Secara tak langsung, Komisi Pemberantasan Korupsi (KPK) telah berkolaborasi dengan media massa tertentu, untuk melakukan stereotyping atau labeling terhadap Luthfi Hasan Ishaaq. Singkat kata, nama baik Luthfi telah dihakimi oleh kebebasan media massa Indonesia.
Demikian salah satu inti ungkapan eksepsi persidangan terdakwa kasus dugaan suap pengadaan daging sapi impor Luthfi Hasan Ishaaq di Pengadilan Tindak Pidana Korupsi (Tipikor), Jakarta Selatan.
“KPK dan media massa seperti membuat framing atau kerangka opini terhadap kasus hukum yang sedang ditanganinya,” ungkap salah ketua tim kuasa hukum terdakwa, Mohamad Assegaf, Senin (1/7).
Dalam surat eksepsi tersebut, kuasa hukum Luthfi lainnya yakni Jefferson Dau meminjam pendapat Mantan Ketua Mahkamah Konstitusi Jimly Asshiddiqie.
Menurut Jimly seperti dikatakan Jefferson, KPK harus menungkapkan dua alat bukti mengenai keterlibatan Lutfhfi agar orang tidak curiga. Sehingga bila tidak terungkap dua alat bukti yang dianggap cukup, tak heran bila orang akan beranggapan aneh.
Tak Cukup Bukti
Mereka akan beranggapan mengapa proses hukum menjadi alangkah cepatnya. Selasa malam (29 Januari 2013) Luthfi, Ahmad Fathanah, dan Maharani Suciono digerebek KPK, lalu Rabu (30 Januari) Luthfi jadi tersangka. Belum lagi soal streotype dari pemberitaan di banyak media, yang menitik beratkan pada sosok wanita.
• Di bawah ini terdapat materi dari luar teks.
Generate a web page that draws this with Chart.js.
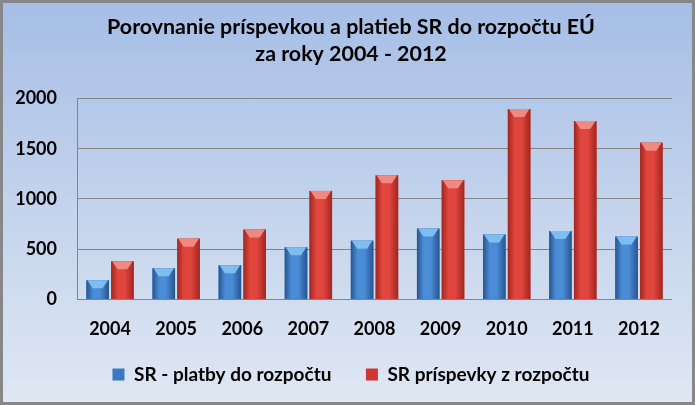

Dalam pemberitaan itu pun, tidak hanya sekedar dengan narasi, namun juga dengan ilustrasi. “Padahal faktor wanita ini sama sekali tidak ada hubungannya dengan operasi KPK. Inilah yang namanya sensai media,” ungkap Jefferson.
Lebih dari itu, KPK, sebagai aparat penegak hukum juga secara sadar atau tidak telah menghakimi organisasi sosial-politik yang pernah dipimpin Luthfi, yaitu Partai Keadilan Sejahtera (PKS).
Kembali pada alat bukti, seperti yang dipaparkan Jimly hanyalah berupa saksi dan hasil sadapan (rekaman), KPK sebenarnya hanya memperoleh satu alat bukti saja dalam melakukan penangkapan maupun penahanan. Itu artinya KPK sebenarnya belum memenuhi syarat KUHAP, yaitu syarat adanya bukti permulaan yang cukup untuk melakukan penangkapan maupun penahanan.
“Okelah, anggap KPK telah memperoleh bukti permulaaan yang cukup, tapi bukti ini untuk tindak pidana apa? Sudah bisakah ditentukan? Apakah untuk Tindak Pidana Penyuapan ataukah Tindak Pidana Pencucian Uang (TPPU)?” pungkasnya.
“Kalau untuk TPPU tentu terlalu dini untuk bisa dilakukan penangkapan. Kalau untuk tindak pidana penyuapan, dua alat bukti tersebut membuktikan apa?”
Secara keseluruhan, hingga pada proses penangkapan maupun penahanan, KPK sebenarnya belum melakukan pemeriksaan terhadap saksi maupun tersangka, untuk bisa memberi konfirmasi pada KPK tentang adanya penyuapan.